## BEGIN
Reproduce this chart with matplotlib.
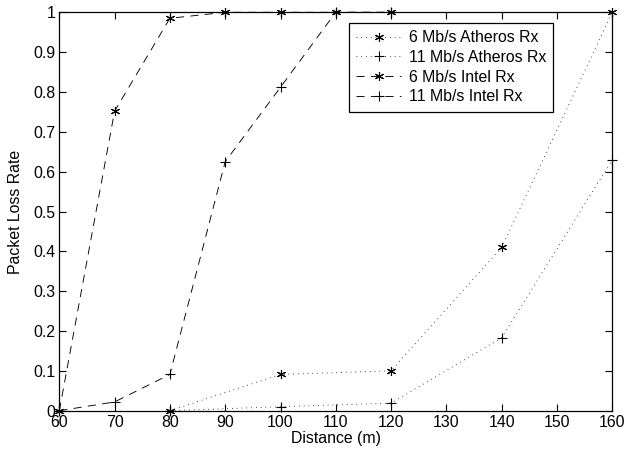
import numpy as np
import matplotlib
matplotlib.use("Agg")
import matplotlib.pyplot as plt

# packet loss vs distance, per card and rate
atheros_dist = [80, 100, 120, 140, 160]
atheros_6 = [0.0, 0.091, 0.10, 0.41, 1.0]
atheros_11 = [0.0, 0.010, 0.019, 0.183, 0.63]

intel_dist = [60, 70, 80, 90, 100, 110, 120]
intel_6 = [0.0, 0.752, 0.985, 1.0, 1.0, 1.0, 1.0]
intel_11 = [0.0, 0.022, 0.091, 0.625, 0.812, 1.0, 1.0]

xticks = list(range(60, 161, 10))
yticks = [round(0.1 * i, 1) for i in range(11)]
ytick_labels = ["0"] + [f"{v:g}" for v in yticks[1:-1]] + ["1"]

plt.rcParams["font.family"] = ["Liberation Sans", "DejaVu Sans"]
plt.rcParams["font.size"] = 11.4

ASTER = (6, 2, 0)
DOT = (0, (0.8, 4.5))
DASH = (0, (9, 7))
fig = plt.figure(figsize=(6.26, 4.51), dpi=100)
ax = fig.add_axes([59.3 / 626, 1 - 410.7 / 451, 553 / 626, 398.4 / 451])

common = dict(color="k", lw=0.65, mew=0.8, clip_on=False)
ax.plot(atheros_dist, atheros_6, ls=DOT, marker=ASTER, ms=6.5,
        label="6 Mb/s Atheros Rx", **common)
ax.plot(atheros_dist, atheros_11, ls=DOT, marker="+", ms=7.5,
        label="11 Mb/s Atheros Rx", **common)
ax.plot(intel_dist, intel_6, ls=DASH, marker=ASTER, ms=6.5,
        label="6 Mb/s Intel Rx", **common)
ax.plot(intel_dist, intel_11, ls=DASH, marker="+", ms=7.5,
        label="11 Mb/s Intel Rx", **common)

ax.set_xlim(60, 160)
ax.set_ylim(0, 1)
ax.set_xticks(xticks)
ax.set_yticks(yticks)
ax.set_yticklabels(ytick_labels)
ax.tick_params(direction="in", length=5, width=0.8, top=True, right=True, pad=3)
for s in ax.spines.values():
    s.set_linewidth(0.9)

ax.set_xlabel("Distance (m)", labelpad=1)
ax.set_ylabel("Packet Loss Rate", labelpad=7)

leg = ax.legend(loc="upper right", bbox_to_anchor=(0.893, 0.973),
                fancybox=False, edgecolor="k", framealpha=1, numpoints=1,
                handlelength=2.8, handletextpad=0.5, labelspacing=0.3,
                borderpad=0.45, borderaxespad=0)
leg.get_frame().set_linewidth(0.9)

fig.savefig("out.png", dpi=100)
## END
Aim: Go through the listing above and write it all out exactly, leaving out any picture.

Task response:
Reproduce this chart with matplotlib.
import numpy as np
import matplotlib
matplotlib.use("Agg")
import matplotlib.pyplot as plt

# packet loss vs distance, per card and rate
atheros_dist = [80, 100, 120, 140, 160]
atheros_6 = [0.0, 0.091, 0.10, 0.41, 1.0]
atheros_11 = [0.0, 0.010, 0.019, 0.183, 0.63]

intel_dist = [60, 70, 80, 90, 100, 110, 120]
intel_6 = [0.0, 0.752, 0.985, 1.0, 1.0, 1.0, 1.0]
intel_11 = [0.0, 0.022, 0.091, 0.625, 0.812, 1.0, 1.0]

xticks = list(range(60, 161, 10))
yticks = [round(0.1 * i, 1) for i in range(11)]
ytick_labels = ["0"] + [f"{v:g}" for v in yticks[1:-1]] + ["1"]

plt.rcParams["font.family"] = ["Liberation Sans", "DejaVu Sans"]
plt.rcParams["font.size"] = 11.4

ASTER = (6, 2, 0)
DOT = (0, (0.8, 4.5))
DASH = (0, (9, 7))
fig = plt.figure(figsize=(6.26, 4.51), dpi=100)
ax = fig.add_axes([59.3 / 626, 1 - 410.7 / 451, 553 / 626, 398.4 / 451])

common = dict(color="k", lw=0.65, mew=0.8, clip_on=False)
ax.plot(atheros_dist, atheros_6, ls=DOT, marker=ASTER, ms=6.5,
        label="6 Mb/s Atheros Rx", **common)
ax.plot(atheros_dist, atheros_11, ls=DOT, marker="+", ms=7.5,
        label="11 Mb/s Atheros Rx", **common)
ax.plot(intel_dist, intel_6, ls=DASH, marker=ASTER, ms=6.5,
        label="6 Mb/s Intel Rx", **common)
ax.plot(intel_dist, intel_11, ls=DASH, marker="+", ms=7.5,
        label="11 Mb/s Intel Rx", **common)

ax.set_xlim(60, 160)
ax.set_ylim(0, 1)
ax.set_xticks(xticks)
ax.set_yticks(yticks)
ax.set_yticklabels(ytick_labels)
ax.tick_params(direction="in", length=5, width=0.8, top=True, right=True, pad=3)
for s in ax.spines.values():
    s.set_linewidth(0.9)

ax.set_xlabel("Distance (m)", labelpad=1)
ax.set_ylabel("Packet Loss Rate", labelpad=7)

leg = ax.legend(loc="upper right", bbox_to_anchor=(0.893, 0.973),
                fancybox=False, edgecolor="k", framealpha=1, numpoints=1,
                handlelength=2.8, handletextpad=0.5, labelspacing=0.3,
                borderpad=0.45, borderaxespad=0)
leg.get_frame().set_linewidth(0.9)

fig.savefig("out.png", dpi=100)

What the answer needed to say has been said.